The paper analyzes trading data from U.S. exchanges. It shows that a handful of small and midsized regional brokers saw their market share in equities trading skyrocket in 2008 to the point where some were, for a while, doing more business than giants such as Goldman Sachs and J.P. Morgan Chase. The brokers' business was conducted under multiple trading symbols, the market making identities used in electronic trading so that counterparties know whom they are dealing with.
The bulk of the trading appears to have been "sponsored access" agreements, under which established brokers can in effect rent their identities to other traders so that the latter do not have to jump through the usual regulatory hoops. There is no suggestion that the brokers in question were doing anything wrong. They say they were doing business with regulated entities, including other brokers, but the report raises questions about the trades these sponsored entities were conducting.
These trades were heavily concentrated in big, troubled stocks such as Citigroup and Wachovia, the survival of which were seen as critical to the stability of the financial system. They were mostly short-selling, the paper concludes, and a good deal of the shorting may have been of the illegal "naked" kind, where the short-seller does not bother to locate and borrow the shares first.
Trading data alone are insufficient to draw firm conclusions about motives, but the anonymous paper raises red flags. If the brokers were inadvertently greasing the wheels for bear raiders, then who was doing the raiding?

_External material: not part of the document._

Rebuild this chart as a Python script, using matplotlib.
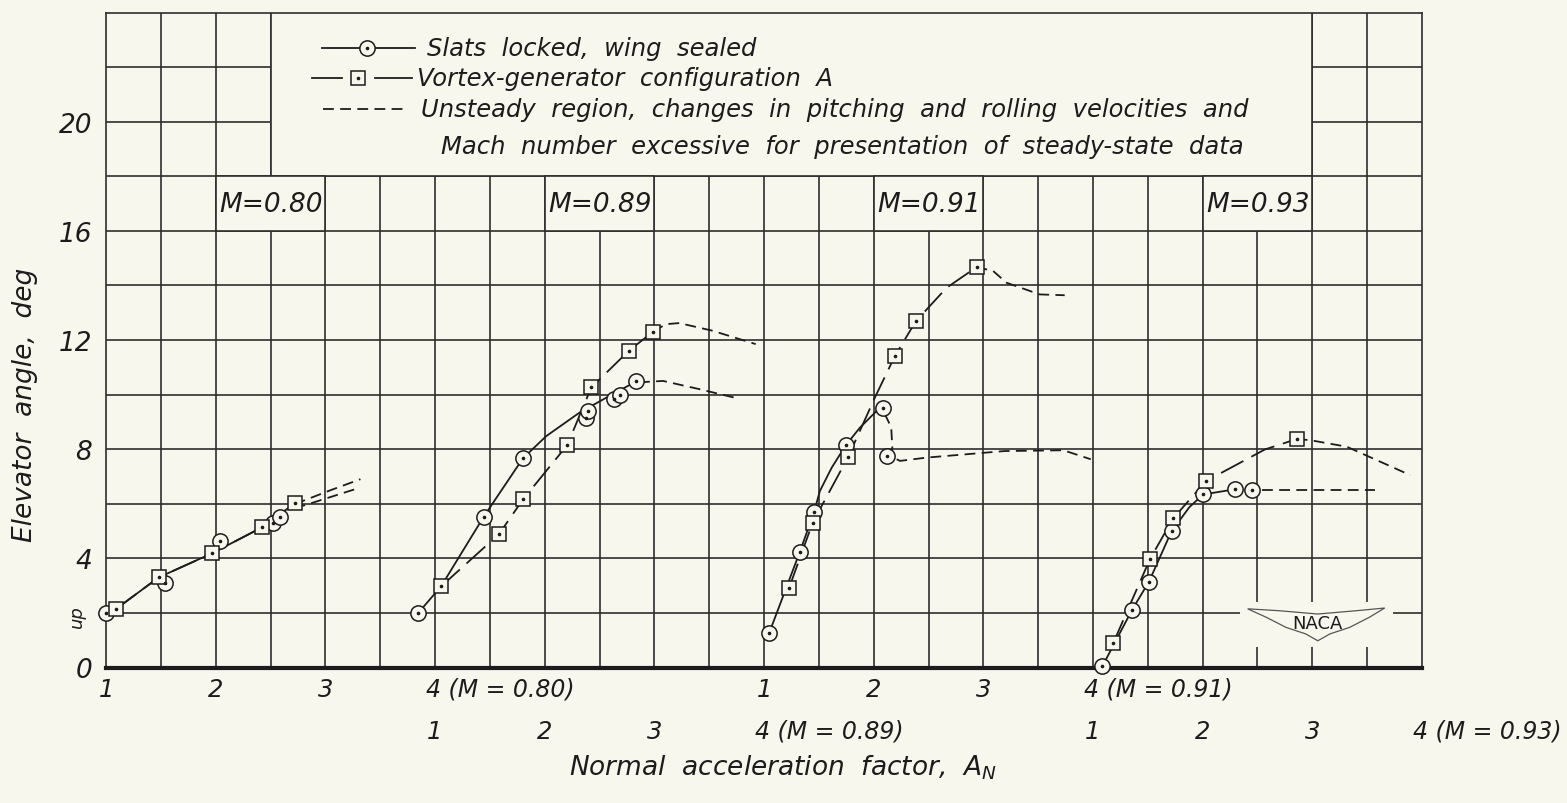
import numpy as np
import matplotlib
matplotlib.use("Agg")
import matplotlib.pyplot as plt
from matplotlib.patches import Rectangle, Polygon
import matplotlib.transforms as mtransforms

# ---------------- data ----------------
mach_numbers = ["0.80", "0.89", "0.91", "0.93"]
an_tick_values = [1, 2, 3, 4]
y_tick_values = [0, 4, 8, 12, 16, 20]

# M = 0.80
m080_circ_an = [1.00, 1.54, 2.04, 2.52, 2.59]
m080_circ_de = [1.99, 3.11, 4.64, 5.28, 5.50]
m080_sq_an = [1.09, 1.48, 1.97, 2.42, 2.72]
m080_sq_de = [2.14, 3.30, 4.19, 5.13, 6.01]
m080_circ_fair_an = [1.00, 1.09, 1.48, 1.97, 2.42, 2.72]
m080_circ_fair_de = [2.00, 2.14, 3.30, 4.19, 5.13, 6.01]
m080_sq_fair_an = [1.09, 1.48, 1.97, 2.42, 2.72]
m080_sq_fair_de = [2.14, 3.30, 4.19, 5.13, 6.01]
m080_circ_unst_an = [2.72, 2.80, 3.05, 3.30]
m080_circ_unst_de = [6.01, 5.93, 6.25, 6.57]
m080_sq_unst_an = [2.72, 2.80, 3.05, 3.32]
m080_sq_unst_de = [6.01, 6.11, 6.50, 6.90]

# M = 0.89
m089_circ_an = [0.843, 1.445, 1.803, 2.373, 2.394, 2.636, 2.688, 2.834]
m089_circ_de = [1.98, 5.53, 7.67, 9.13, 9.40, 9.83, 9.99, 10.48]
m089_sq_an = [1.055, 1.582, 1.803, 2.206, 2.425, 2.766, 2.99]
m089_sq_de = [2.97, 4.88, 6.16, 8.15, 10.26, 11.60, 12.31]
m089_circ_fair_an = [0.843, 1.055, 1.445, 1.803, 2.015, 2.318, 2.59, 2.834]
m089_circ_fair_de = [1.98, 2.97, 5.53, 7.67, 8.48, 9.34, 9.95, 10.48]
m089_sq_fair_an = [1.055, 1.582, 1.803, 2.206, 2.425, 2.766, 2.99]
m089_sq_fair_de = [2.97, 4.88, 6.16, 8.15, 10.26, 11.60, 12.31]
m089_circ_unst_an = [2.86, 3.08, 3.41, 3.76]
m089_circ_unst_de = [10.45, 10.50, 10.20, 9.86]
m089_sq_unst_an = [2.99, 3.106, 3.227, 3.53, 3.924]
m089_sq_unst_de = [12.31, 12.58, 12.62, 12.34, 11.85]

# M = 0.91
m091_circ_an = [1.046, 1.328, 1.455, 1.747, 2.087, 2.118]
m091_circ_de = [1.25, 4.25, 5.68, 8.15, 9.52, 7.75]
m091_sq_an = [1.23, 1.444, 1.768, 2.193, 2.385, 2.938]
m091_sq_de = [2.93, 5.31, 7.72, 11.41, 12.69, 14.67]
m091_circ_fair_an = [1.046, 1.328, 1.455, 1.51, 1.617, 1.747, 1.875, 2.027, 2.087]
m091_circ_fair_de = [1.25, 4.25, 5.68, 6.47, 7.32, 8.15, 8.79, 9.40, 9.52]
m091_sq_fair_an = [1.23, 1.444, 1.768, 2.011, 2.193, 2.385, 2.664, 2.938]
m091_sq_fair_de = [2.93, 5.31, 7.72, 9.89, 11.41, 12.69, 13.91, 14.67]
m091_circ_unst_an = [2.10, 2.16, 2.17, 2.15, 2.24, 2.48, 3.19, 3.73, 3.98]
m091_circ_unst_de = [9.30, 8.80, 8.06, 7.75, 7.57, 7.69, 7.93, 7.96, 7.63]
m091_sq_unst_an = [2.938, 3.089, 3.211, 3.514, 3.742]
m091_sq_unst_de = [14.67, 14.53, 14.10, 13.67, 13.64]

# M = 0.93
m093_circ_an = [1.086, 1.356, 1.511, 1.716, 2.005, 2.294, 2.452]
m093_circ_de = [0.05, 2.11, 3.15, 4.99, 6.34, 6.53, 6.50]
m093_sq_an = [1.183, 1.518, 1.73, 2.03, 2.857]
m093_sq_de = [0.88, 3.96, 5.46, 6.83, 8.37]
m093_circ_fair_an = [1.086, 1.356, 1.511, 1.716, 1.88, 2.005, 2.294]
m093_circ_fair_de = [0.05, 2.11, 3.15, 4.99, 5.88, 6.34, 6.53]
m093_sq_fair_an = [1.183, 1.518, 1.73, 2.03, 2.568, 2.857]
m093_sq_fair_de = [0.88, 3.96, 5.46, 6.83, 7.99, 8.37]
m093_circ_unst_an = [2.54, 3.573]
m093_circ_unst_de = [6.52, 6.52]
m093_sq_unst_an = [2.857, 2.98, 3.314, 3.892]
m093_sq_unst_de = [8.37, 8.33, 8.09, 7.05]

legend_labels = [
    "Slats  locked,  wing  sealed",
    "Vortex-generator  configuration  A",
    "Unsteady  region,  changes  in  pitching  and  rolling  velocities  and",
    "Mach  number  excessive  for  presentation  of  steady-state  data",
]

# ---------------- layout / style ----------------
panel_shift = [0, 3, 6, 9]          # each Mach panel's A_N scale is shifted along the shared axis
tick_row = [0, 1, 0, 1]             # which label row each panel's scale uses
BG = "#f8f7ee"
INK = "#1c1c1c"
GRID = "#2e2e2e"
FAM = "DejaVu Sans"

panels = [
    (m080_circ_an, m080_circ_de, m080_sq_an, m080_sq_de, m080_circ_fair_an, m080_circ_fair_de,
     m080_sq_fair_an, m080_sq_fair_de, [(m080_circ_unst_an, m080_circ_unst_de), (m080_sq_unst_an, m080_sq_unst_de)]),
    (m089_circ_an, m089_circ_de, m089_sq_an, m089_sq_de, m089_circ_fair_an, m089_circ_fair_de,
     m089_sq_fair_an, m089_sq_fair_de, [(m089_circ_unst_an, m089_circ_unst_de), (m089_sq_unst_an, m089_sq_unst_de)]),
    (m091_circ_an, m091_circ_de, m091_sq_an, m091_sq_de, m091_circ_fair_an, m091_circ_fair_de,
     m091_sq_fair_an, m091_sq_fair_de, [(m091_circ_unst_an, m091_circ_unst_de), (m091_sq_unst_an, m091_sq_unst_de)]),
    (m093_circ_an, m093_circ_de, m093_sq_an, m093_sq_de, m093_circ_fair_an, m093_circ_fair_de,
     m093_sq_fair_an, m093_sq_fair_de, [(m093_circ_unst_an, m093_circ_unst_de), (m093_sq_unst_an, m093_sq_unst_de)]),
]

plt.rcParams['font.family'] = [FAM]
plt.rcParams['mathtext.fontset'] = 'dejavusans'

W, H = 1567, 804
fig = plt.figure(figsize=(W / 100, H / 100), dpi=100, facecolor=BG)
ax = fig.add_axes([106 / W, 1 - 668.5 / H, 1316 / W, 655 / H])
ax.set_facecolor(BG)
ax.set_xlim(1, 13)
ax.set_ylim(0, 24)

# grid
ax.vlines(np.arange(1.5, 13, 0.5), 0, 24, color=GRID, lw=1.2, zorder=1)
ax.hlines(np.arange(2, 24, 2), 1, 13, color=GRID, lw=1.2, zorder=1)

# legend area covers the grid
ax.add_patch(Rectangle((2.5, 18), 9.5, 6.5, facecolor=BG, edgecolor=GRID, lw=1.2, zorder=1.5))

# Mach labels in boxes
for m, sh in zip(mach_numbers, panel_shift):
    ax.add_patch(Rectangle((sh + 2, 16), 1, 2, facecolor=BG, edgecolor=GRID, lw=1.2, zorder=1.5))
    ax.text(sh + 2.03, 17.0, f"M={m}", fontsize=19, style='italic', color=INK,
            ha='left', va='center', zorder=2)

# data
unst_kw = dict(color=INK, lw=1.3, dashes=(6, 3.5), zorder=3)
for (c_an, c_de, s_an, s_de, cf_an, cf_de, sf_an, sf_de, unst), sh in zip(panels, panel_shift):
    ax.plot(np.array(sf_an) + sh, sf_de, color=INK, lw=1.3, dashes=(14, 5), zorder=3)
    ax.plot(np.array(cf_an) + sh, cf_de, color=INK, lw=1.3, zorder=3)
    for u_an, u_de in unst:
        ax.plot(np.array(u_an) + sh, u_de, **unst_kw)
    ax.plot(np.array(c_an) + sh, c_de, ls='none', marker='o', ms=11, mfc=BG, mec=INK, mew=1.1,
            zorder=4, clip_on=False)
    ax.plot(np.array(s_an) + sh, s_de, ls='none', marker='s', ms=9.5, mfc=BG, mec=INK, mew=1.1,
            zorder=5, clip_on=False)
    ax.plot(np.array(c_an) + sh, c_de, ls='none', marker='o', ms=1.6, color=INK, zorder=6, clip_on=False)
    ax.plot(np.array(s_an) + sh, s_de, ls='none', marker='o', ms=1.6, color=INK, zorder=6, clip_on=False)

# legend glyphs and text
ly = [22.70, 21.60, 20.46, 19.12]
ax.plot([2.966, 3.817], [ly[0], ly[0]], color=INK, lw=1.3, zorder=3)
ax.plot([3.377], [ly[0]], marker='o', ms=11, mfc=BG, mec=INK, mew=1.1, zorder=4)
ax.plot([3.377], [ly[0]], marker='o', ms=1.6, color=INK, zorder=6)
ax.plot([2.875, 3.149], [ly[1], ly[1]], color=INK, lw=1.3, zorder=3)
ax.plot([3.452, 3.787], [ly[1], ly[1]], color=INK, lw=1.3, zorder=3)
ax.plot([3.297], [ly[1]], marker='s', ms=9.5, mfc=BG, mec=INK, mew=1.1, zorder=4)
ax.plot([3.297], [ly[1]], marker='o', ms=1.6, color=INK, zorder=6)
ax.plot([2.978, 3.741], [ly[2], ly[2]], color=INK, lw=1.3, dashes=(6, 3.5), zorder=3)
lx = [3.926, 3.832, 3.869, 4.051]
for x, y, t in zip(lx, ly, legend_labels):
    ax.text(x, y, t, fontsize=17.5, style='italic', color=INK, ha='left', va='center', zorder=4)

# NACA emblem
ax.add_patch(Rectangle((11.34, 0.74), 1.40, 1.66, facecolor=BG, edgecolor='none', zorder=1.6))
wing = [(11.41, 2.15), (11.70, 2.08), (12.05, 1.96), (12.40, 2.08), (12.66, 2.18),
        (12.52, 1.84), (12.34, 1.47), (12.16, 1.23), (12.05, 0.98),
        (11.94, 1.23), (11.76, 1.47), (11.58, 1.84)]
ax.add_patch(Polygon(wing, closed=True, facecolor=BG, edgecolor='#555555', lw=0.9, zorder=1.7))
ax.text(12.05, 1.62, "NACA", fontsize=13, color=INK, ha='center', va='center', zorder=1.8)

# axes styling
for s in ['left', 'right', 'top']:
    ax.spines[s].set_color(GRID)
    ax.spines[s].set_linewidth(1.2)
    ax.spines[s].set_zorder(2.5)
ax.spines['bottom'].set_color(INK)
ax.spines['bottom'].set_linewidth(3.0)
ax.spines['bottom'].set_zorder(2.5)
ax.set_xticks([])
ax.set_yticks(y_tick_values)
ax.set_yticklabels([str(v) for v in y_tick_values], fontsize=19, style='italic', color=INK)
ax.tick_params(axis='y', length=0, pad=10)

# two-row x tick labels
xt = ax.get_xaxis_transform()
row_y = [-(690 - 668.5) / 655, -(732 - 668.5) / 655]
for m, sh, row in zip(mach_numbers, panel_shift, tick_row):
    for v in an_tick_values:
        if v == an_tick_values[-1]:
            tr = mtransforms.offset_copy(xt, fig=fig, x=-6.5, y=0, units='points')
            ax.text(v + sh, row_y[row], f"{v} (M = {m})", transform=tr, fontsize=17,
                    style='italic', color=INK, ha='left', va='center', clip_on=False)
        else:
            ax.text(v + sh, row_y[row], f"{v}", transform=xt, fontsize=17.5,
                    style='italic', color=INK, ha='center', va='center', clip_on=False)

fig.text(25 / W, 1 - 405 / H, "Elevator  angle,  deg", rotation=90, fontsize=19,
         style='italic', color=INK, ha='center', va='center')
fig.text(77 / W, 1 - 617 / H, "up", rotation=90, fontsize=13,
         style='italic', color=INK, ha='center', va='center')
fig.text(783 / W, 1 - 768 / H, r"Normal  acceleration  factor,  $A_N$", fontsize=19,
         style='italic', color=INK, ha='center', va='center')

fig.savefig("out.png", dpi=100, facecolor=BG)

The obvious suspects are hedge funds looking to make a killing. But rumors persist of involvement by those with non-economic motives.

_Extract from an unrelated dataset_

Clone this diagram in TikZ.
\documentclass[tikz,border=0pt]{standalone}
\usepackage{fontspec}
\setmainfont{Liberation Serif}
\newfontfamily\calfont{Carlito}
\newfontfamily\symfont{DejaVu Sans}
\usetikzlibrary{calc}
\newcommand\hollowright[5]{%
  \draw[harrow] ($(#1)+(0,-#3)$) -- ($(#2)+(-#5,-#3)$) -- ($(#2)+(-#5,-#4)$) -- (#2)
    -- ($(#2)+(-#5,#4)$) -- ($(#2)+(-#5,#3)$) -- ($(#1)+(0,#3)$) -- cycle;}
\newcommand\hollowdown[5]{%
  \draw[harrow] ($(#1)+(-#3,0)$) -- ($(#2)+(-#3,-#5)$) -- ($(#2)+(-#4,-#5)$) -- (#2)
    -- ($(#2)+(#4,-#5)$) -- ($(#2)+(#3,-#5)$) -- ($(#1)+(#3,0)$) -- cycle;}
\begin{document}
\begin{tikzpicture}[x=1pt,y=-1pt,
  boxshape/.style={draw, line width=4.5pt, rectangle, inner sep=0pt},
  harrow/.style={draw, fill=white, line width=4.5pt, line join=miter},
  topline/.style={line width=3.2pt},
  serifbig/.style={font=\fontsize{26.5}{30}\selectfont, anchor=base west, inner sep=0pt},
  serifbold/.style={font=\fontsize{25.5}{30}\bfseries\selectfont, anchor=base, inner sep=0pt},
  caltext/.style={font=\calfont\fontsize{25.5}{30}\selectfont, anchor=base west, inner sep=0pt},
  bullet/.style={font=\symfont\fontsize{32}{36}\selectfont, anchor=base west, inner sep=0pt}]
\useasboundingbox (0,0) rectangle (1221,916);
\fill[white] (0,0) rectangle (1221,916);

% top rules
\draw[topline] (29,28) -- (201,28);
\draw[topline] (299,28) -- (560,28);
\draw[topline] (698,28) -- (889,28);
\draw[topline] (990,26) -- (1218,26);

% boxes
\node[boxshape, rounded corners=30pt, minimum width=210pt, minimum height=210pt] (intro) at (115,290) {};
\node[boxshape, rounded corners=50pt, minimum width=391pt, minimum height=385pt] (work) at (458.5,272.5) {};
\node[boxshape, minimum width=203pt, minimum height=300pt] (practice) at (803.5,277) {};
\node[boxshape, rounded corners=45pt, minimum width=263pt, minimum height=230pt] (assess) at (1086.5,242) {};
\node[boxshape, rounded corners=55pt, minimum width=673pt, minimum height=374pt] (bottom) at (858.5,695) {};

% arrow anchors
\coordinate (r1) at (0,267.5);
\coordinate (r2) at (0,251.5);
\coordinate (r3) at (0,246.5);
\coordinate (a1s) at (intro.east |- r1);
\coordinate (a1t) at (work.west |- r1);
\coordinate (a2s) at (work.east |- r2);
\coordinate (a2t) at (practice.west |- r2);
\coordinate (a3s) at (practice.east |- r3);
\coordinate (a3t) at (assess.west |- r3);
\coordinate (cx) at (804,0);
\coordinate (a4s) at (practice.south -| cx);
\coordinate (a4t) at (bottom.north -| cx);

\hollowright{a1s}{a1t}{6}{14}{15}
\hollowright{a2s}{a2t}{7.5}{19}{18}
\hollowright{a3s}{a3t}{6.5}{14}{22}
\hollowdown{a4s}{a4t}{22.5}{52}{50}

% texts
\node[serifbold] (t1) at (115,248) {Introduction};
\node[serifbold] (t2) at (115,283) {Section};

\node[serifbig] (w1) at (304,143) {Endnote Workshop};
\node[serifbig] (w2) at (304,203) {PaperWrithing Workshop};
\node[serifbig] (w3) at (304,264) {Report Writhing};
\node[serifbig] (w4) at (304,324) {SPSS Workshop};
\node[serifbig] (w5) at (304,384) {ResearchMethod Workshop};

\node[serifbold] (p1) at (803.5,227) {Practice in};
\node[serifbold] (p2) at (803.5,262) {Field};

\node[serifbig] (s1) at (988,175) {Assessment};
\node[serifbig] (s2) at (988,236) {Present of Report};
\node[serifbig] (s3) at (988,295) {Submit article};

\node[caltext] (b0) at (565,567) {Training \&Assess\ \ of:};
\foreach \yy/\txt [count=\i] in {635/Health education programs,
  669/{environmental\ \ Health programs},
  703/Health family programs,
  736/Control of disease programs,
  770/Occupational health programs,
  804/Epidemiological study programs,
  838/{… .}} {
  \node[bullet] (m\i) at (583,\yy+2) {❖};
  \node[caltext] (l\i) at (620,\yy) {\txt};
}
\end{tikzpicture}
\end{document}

Regulators have been tightening the rules. In November, the Securities and Exchange Commission voted through various restrictions on sponsored access, which Mary Schapiro, the SEC chairman, had previously likened to handing car keys to an unlicensed driver. In private, SEC staffers worry that some of the driving might be deliberately dangerous.
Sponsored access is not the only way that a determined assailant could create havoc. The "flash crash" of May 6, 2010, in which U.S. equities spectacularly nosedived, showed the damage that can be done by high-speed algorithmic trading. It is much easier to drag markets down when they are already reeling, by the use of such things as short-selling, options and swaps, points out James Rickards of Tangent Capital, an expert on financial threats. This is what the military would call a "force multilier."
Just how much danger America's financial system is in from deliberate attack is hard to judge from the outside. What is clear is that politicians, regulators and the industry have struggled to forge a coherent response. The Financial Services Sector Coordinating Council, an industry group that works under the auspices of the U.S. Treasury, has developed a "threat matrix" in consultation with a group of financial regulators with an equally snappy name, the Financial and Banking Information Infrastructure Committee. But information is not always shared promptly. Banks were miffed that regulators did not tell them about a big attack on Nasdaq in 2010 until more than three months later.
Within government, responsibility is fragmented. In America, the Treasury, other financial regulators, the Department of Homeland Security, the Pentagon, the FBI, the National Security Agency and others all have a hand in financial cybersecurity.
But the dots are not always connected, even within departments. The Treasury has been keenly focused on combating the financing of terrorists, for example, but appears to have given less thought to how terrorists might use that money to undermine banks and markets.
That is unfortunate. As policymakers wrestle to protect finance from its own instability, they shouldn't neglect the potential for threats from outside.